«Nous souhaitons partager avec vous notre expérience cinématographique, fruit d’années de travail et d’engagement pour faire entendre la voix de notre pays et de notre région à travers l’art du cinéma», annonce Mohannad Al Bakri, directeur de la Commission royale du film de Jordanie dans son discours inaugural.
La 35e édition des Journées cinématographiques de Carthage, rendez-vous du cinéma arabe et africain, offre cette année un éclairage particulier sur la Jordanie, un pays au cinéma à la fois en pleine effervescence et résolument ancré dans les réalités sociales et politiques du monde arabe. Dans le cadre d’un Focus Jordanie, une vaste sélection de films allant des long-métrages de fiction aux courts-métrages en passant par le documentaire est proposée au public tunisien.
L’ouverture du Focus s’est tenue dimanche soir, en présence de plusieurs figures emblématiques et officiels. Dans son discours inaugural, Mohannad Al Bakri, directeur de la Commission royale du film de Jordanie, a souligné l’importance de cet événement : «Nous souhaitons partager avec vous notre expérience cinématographique, fruit d’années de travail et d’engagement pour faire entendre la voix de notre pays et de notre région à travers l’art du cinéma». Une invitation à découvrir un cinéma jordanien qui, loin des clichés, dévoile des récits intimes et des perspectives sociales, tout en inscrivant ses enjeux dans un contexte régional et mondial souvent turbulent.
Le cinéma, comme vecteur de conscience humaine et de résistance, a été au cœur de l’allocution d’Al Bakri. Faisant écho aux événements tragiques qui secouent la région, notamment la situation en Palestine, il a exprimé : «En ces temps difficiles où la machine barbare de l’occupation exerce sa violence contre notre peuple en Palestine, nous avons plus que jamais besoin de la vérité —une vérité que seul le cinéma peut révéler». L’idée que le cinéma est un miroir des sociétés, capable de refléter les complexités de l’histoire et des rapports humains, a été souligné avec force.
Il a également évoqué les liens historiques et culturels profonds entre la Jordanie et la Palestine, rappelant que les deux peuples, liés par une géographie commune, partagent des défis similaires, notamment à travers le prisme du cinéma. La Commission royale du film (créée en 2003) œuvre depuis deux décennies pour soutenir le cinéma jordanien, mais aussi pour soutenir les projets cinématographiques qui racontent l’histoire palestinienne. Al Bakri a insisté sur l’importance de cette coopération : «Le cinéma est un pont essentiel qui unit les peuples, et nous sommes fiers de soutenir le récit palestinien à travers l’art cinématographique».
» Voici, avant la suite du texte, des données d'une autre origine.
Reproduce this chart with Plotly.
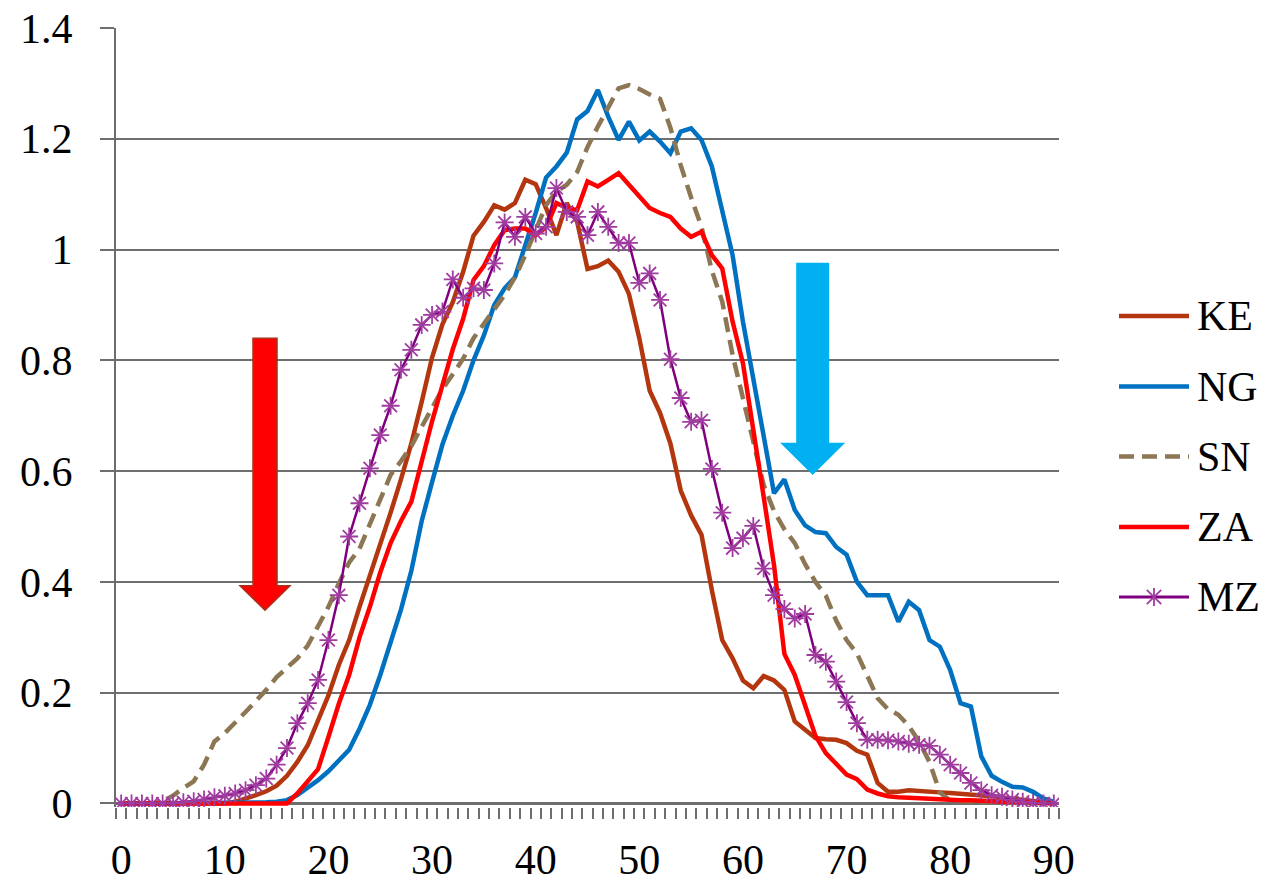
import plotly.graph_objects as go

# Age axis: one category per year of age, 0..90
ages = list(range(91))

series_names = ["KE", "NG", "SN", "ZA", "MZ"]

KE = [0, 0, 0, 0, 0, 0, 0, 0, 0, 0, 0, 0.003, 0.008, 0.015, 0.022, 0.032, 0.05, 0.075, 0.105, 0.15,
      0.195, 0.25, 0.295, 0.355, 0.41, 0.47, 0.525, 0.585, 0.65, 0.725, 0.805, 0.865, 0.905, 0.96, 1.025,
      1.05, 1.08, 1.072, 1.084, 1.126, 1.118, 1.075, 1.026, 1.084, 1.05, 0.965, 0.97, 0.98, 0.96, 0.92,
      0.84, 0.745, 0.705, 0.65, 0.565, 0.52, 0.485, 0.385, 0.295, 0.262, 0.222, 0.208, 0.23, 0.222, 0.205,
      0.148, 0.132, 0.118, 0.116, 0.115, 0.109, 0.095, 0.088, 0.037, 0.021, 0.021, 0.024, 0.022, 0.021,
      0.02, 0.019, 0.018, 0.016, 0.015, 0.013, 0.011, 0.009, 0.006, 0.004, 0.002, 0]

NG = [0, 0, 0, 0, 0, 0, 0, 0, 0, 0, 0, 0, 0, 0.001, 0.002, 0.003, 0.006, 0.015, 0.028, 0.042,
      0.058, 0.078, 0.097, 0.135, 0.178, 0.232, 0.29, 0.35, 0.42, 0.51, 0.58, 0.648, 0.7, 0.745, 0.8,
      0.845, 0.9, 0.93, 0.95, 1.005, 1.066, 1.13, 1.15, 1.175, 1.235, 1.25, 1.288, 1.24, 1.198, 1.231,
      1.197, 1.213, 1.195, 1.174, 1.213, 1.219, 1.198, 1.15, 1.07, 0.99, 0.87, 0.77, 0.67, 0.56, 0.585,
      0.53, 0.502, 0.49, 0.488, 0.463, 0.449, 0.4, 0.376, 0.376, 0.376, 0.328, 0.364, 0.349, 0.295,
      0.283, 0.241, 0.181, 0.175, 0.085, 0.05, 0.039, 0.03, 0.029, 0.021, 0.009, 0.003]

SN = [0, 0, 0, 0, 0.004, 0.014, 0.028, 0.04, 0.07, 0.112, 0.127, 0.145, 0.165, 0.185, 0.205, 0.228,
      0.244, 0.262, 0.285, 0.318, 0.355, 0.397, 0.435, 0.46, 0.503, 0.548, 0.593, 0.618, 0.645, 0.68,
      0.716, 0.748, 0.775, 0.803, 0.84, 0.866, 0.89, 0.918, 0.95, 0.99, 1.035, 1.08, 1.105, 1.117, 1.14,
      1.185, 1.222, 1.258, 1.291, 1.297, 1.29, 1.28, 1.272, 1.22, 1.152, 1.094, 1.041, 0.962, 0.906,
      0.81, 0.73, 0.65, 0.575, 0.528, 0.495, 0.47, 0.432, 0.4, 0.375, 0.33, 0.295, 0.271, 0.232, 0.19,
      0.17, 0.16, 0.14, 0.112, 0.075, 0.02, 0.005, 0.003, 0.003, 0.002, 0.002, 0.002, 0.001, 0.001,
      0.001, 0, 0]

ZA = [0, 0, 0, 0, 0, 0, 0, 0, 0, 0, 0, 0, 0, 0, 0, 0, 0, 0.018, 0.04, 0.062, 0.12, 0.18, 0.232, 0.3,
      0.355, 0.417, 0.47, 0.51, 0.545, 0.62, 0.69, 0.755, 0.82, 0.875, 0.945, 0.97, 1.008, 1.035, 1.038,
      1.038, 1.026, 1.04, 1.084, 1.075, 1.071, 1.123, 1.114, 1.126, 1.138, 1.117, 1.095, 1.075, 1.066,
      1.059, 1.038, 1.023, 1.032, 0.99, 0.966, 0.87, 0.795, 0.68, 0.554, 0.43, 0.27, 0.232, 0.178, 0.122,
      0.091, 0.07, 0.052, 0.044, 0.025, 0.018, 0.013, 0.011, 0.01, 0.009, 0.008, 0.008, 0.007, 0.006,
      0.006, 0.005, 0.004, 0.004, 0.003, 0.002, 0.002, 0.001, 0]

MZ = [0, 0, 0, 0, 0, 0, 0.002, 0.004, 0.007, 0.011, 0.014, 0.018, 0.024, 0.033, 0.045, 0.07, 0.1,
      0.145, 0.181, 0.223, 0.295, 0.376, 0.482, 0.542, 0.605, 0.665, 0.718, 0.783, 0.819, 0.864, 0.882,
      0.888, 0.946, 0.913, 0.93, 0.927, 0.975, 1.049, 1.023, 1.059, 1.029, 1.041, 1.111, 1.068, 1.059,
      1.026, 1.068, 1.041, 1.012, 1.012, 0.94, 0.957, 0.909, 0.802, 0.732, 0.689, 0.692, 0.604, 0.525,
      0.461, 0.479, 0.501, 0.424, 0.376, 0.351, 0.334, 0.342, 0.268, 0.256, 0.22, 0.183, 0.145, 0.115,
      0.115, 0.114, 0.112, 0.108, 0.106, 0.104, 0.088, 0.07, 0.055, 0.037, 0.024, 0.015, 0.012, 0.007,
      0.003, 0.001, 0, 0]

x_tick_labels = ["0", "10", "20", "30", "40", "50", "60", "70", "80", "90"]
y_tick_values = [0, 0.2, 0.4, 0.6, 0.8, 1.0, 1.2, 1.4]
y_tick_labels = ["0", "0.2", "0.4", "0.6", "0.8", "1", "1.2", "1.4"]

FONT = "Liberation Serif, Times New Roman, serif"
GRID = "#6e6e6e"
MZ_MARK = "#a03ca0"

styles = {
    "KE": dict(color="#b3360e", width=4.5, dash="solid"),
    "NG": dict(color="#0070c0", width=4.5, dash="solid"),
    "SN": dict(color="#8c7654", width=4.5, dash="15px,8px"),
    "ZA": dict(color="#ff0000", width=4.5, dash="solid"),
    "MZ": dict(color="#7f007f", width=2.5, dash="solid"),
}
values = {"KE": KE, "NG": NG, "SN": SN, "ZA": ZA, "MZ": MZ}

fig = go.Figure()
for name in series_names:
    st = styles[name]
    kw = dict(mode="lines")
    if name == "MZ":
        kw = dict(mode="lines+markers",
                  marker=dict(symbol="asterisk-open", size=15, color=MZ_MARK,
                              line=dict(width=1.8, color=MZ_MARK)))
    fig.add_trace(go.Scatter(x=ages, y=values[name], name=name, showlegend=False,
                             line=dict(color=st["color"], width=st["width"], dash=st["dash"]),
                             **kw))

# Plot-area geometry (pixels) used to place the hand-drawn legend
W, H = 1272, 889
ML, MR, MT, MB = 116, 213, 28, 82
PW, PH = W - ML - MR, H - MT - MB


def px_x(p):
    return (p - ML) / PW


def px_y(p):
    return (H - MB - p) / PH


shapes = []
annotations = []
legend_rows = [316, 386.5, 456.5, 527, 597]
for name, yrow in zip(series_names, legend_rows):
    st = styles[name]
    shapes.append(dict(type="line", xref="paper", yref="paper",
                       x0=px_x(1119), x1=px_x(1189), y0=px_y(yrow), y1=px_y(yrow),
                       line=dict(color=st["color"], width=st["width"] if name != "MZ" else 3,
                                 dash=st["dash"])))
    annotations.append(dict(text=name, xref="paper", yref="paper", x=px_x(1195), y=px_y(yrow),
                            xanchor="left", yanchor="middle", showarrow=False,
                            font=dict(family=FONT, size=42, color="black")))
    if name == "MZ":
        cxp, cyp, r = 1154, yrow, 9
        for dx, dy in [(0, r), (r * 0.8, r * 0.8), (r * 0.8, -r * 0.8)]:
            shapes.append(dict(type="line", xref="paper", yref="paper",
                               x0=px_x(cxp - dx), x1=px_x(cxp + dx),
                               y0=px_y(cyp - dy), y1=px_y(cyp + dy),
                               line=dict(color=MZ_MARK, width=1.8)))


def arrow_path(cx, shaft_hw, head_hw, top, base, tip):
    return (f"M {cx - shaft_hw},{top} L {cx + shaft_hw},{top} L {cx + shaft_hw},{base} "
            f"L {cx + head_hw},{base} L {cx},{tip} L {cx - head_hw},{base} "
            f"L {cx - shaft_hw},{base} Z")


# Downward arrows marking the two sides of the age profile
shapes.append(dict(type="path", xref="x", yref="y", layer="above",
                   path=arrow_path(13.88, 1.16, 2.41, 0.84, 0.393, 0.349),
                   fillcolor="#ff0000", line=dict(color="#a8321c", width=1.5)))
shapes.append(dict(type="path", xref="x", yref="y", layer="above",
                   path=arrow_path(66.73, 1.59, 3.14, 0.976, 0.651, 0.593),
                   fillcolor="#00b0f0", line=dict(color="#00b0f0", width=0)))

fig.update_layout(
    width=W, height=H,
    margin=dict(l=ML, r=MR, t=MT, b=MB, pad=0, autoexpand=False),
    paper_bgcolor="white", plot_bgcolor="white",
    font=dict(family=FONT, size=42, color="black"),
    shapes=shapes, annotations=annotations,
    showlegend=False,
)
fig.update_xaxes(
    range=[-0.5, 90.5], tickvals=list(range(0, 91, 10)), ticktext=x_tick_labels,
    ticks="", showgrid=False, zeroline=False, showline=False, automargin=False,
    tickfont=dict(family=FONT, size=42), ticklabelstandoff=24,
    minor=dict(ticks="outside", tick0=-0.5, dtick=1, ticklen=11, tickwidth=2,
               tickcolor=GRID, showgrid=False),
)
fig.update_yaxes(
    range=[-0.0064, 1.4], tickvals=y_tick_values, ticktext=y_tick_labels,
    ticks="outside", ticklen=14, tickwidth=2, tickcolor=GRID,
    showgrid=True, gridcolor=GRID, gridwidth=2,
    zeroline=True, zerolinecolor=GRID, zerolinewidth=3,
    showline=True, linecolor=GRID, linewidth=2, automargin=False,
    tickfont=dict(family=FONT, size=42), ticklabelstandoff=19,
)

fig.write_html("out.html")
La soirée d’ouverture a été marquée par la projection en avant-première de Inshallah a Boy (2023), un drame poignant du réalisateur Amjad Rasheed. Ce film, sélectionné à la Semaine de la critique au Festival de Cannes 2023, aborde la question de l’héritage et des droits des femmes dans la société jordanienne. L’histoire de Mona Hawa, une jeune veuve qui lutte pour garder la garde de sa fille et sa maison, se déploie dans un contexte où la législation privilégie les droits des hommes. Inshallah a Boy est également le film candidat de la Jordanie pour l’Oscar du meilleur film international.
Ce long-métrage illustre à la perfection l’une des spécificités du cinéma jordanien : une volonté d’interroger les structures sociales et légales, tout en plongeant dans des réalités humaines souvent ignorées. Le film a été produit avec le soutien de la RFC et reste un exemple de l’engagement de l’institution à soutenir des projets à la fois locaux et internationaux, en résonance avec les enjeux sociétaux contemporains.
Outre Inshallah a Boy, le Focus Jordanie propose une sélection de films diversifiée qui explore la richesse de la cinématographie jordanienne à travers des genres variés. Le programme inclut six longs-métrages de fiction, un documentaire et cinq courts-métrages, permettant ainsi une immersion dans des récits aussi profonds que variés.
Ces films, aux thématiques variées, abordent des sujets aussi brûlants que l’héritage des femmes, la guerre, la quête de liberté, et les tensions sociales. Theeb, film primé de Naji Abu Nawar, qui a remporté le prix du meilleur film arabe aux JCC 2015, est l’un des films les plus emblématiques de cette génération de réalisateurs qui, avec une vision à la fois intime et universelle, explorent les récits de l’histoire récente de la région.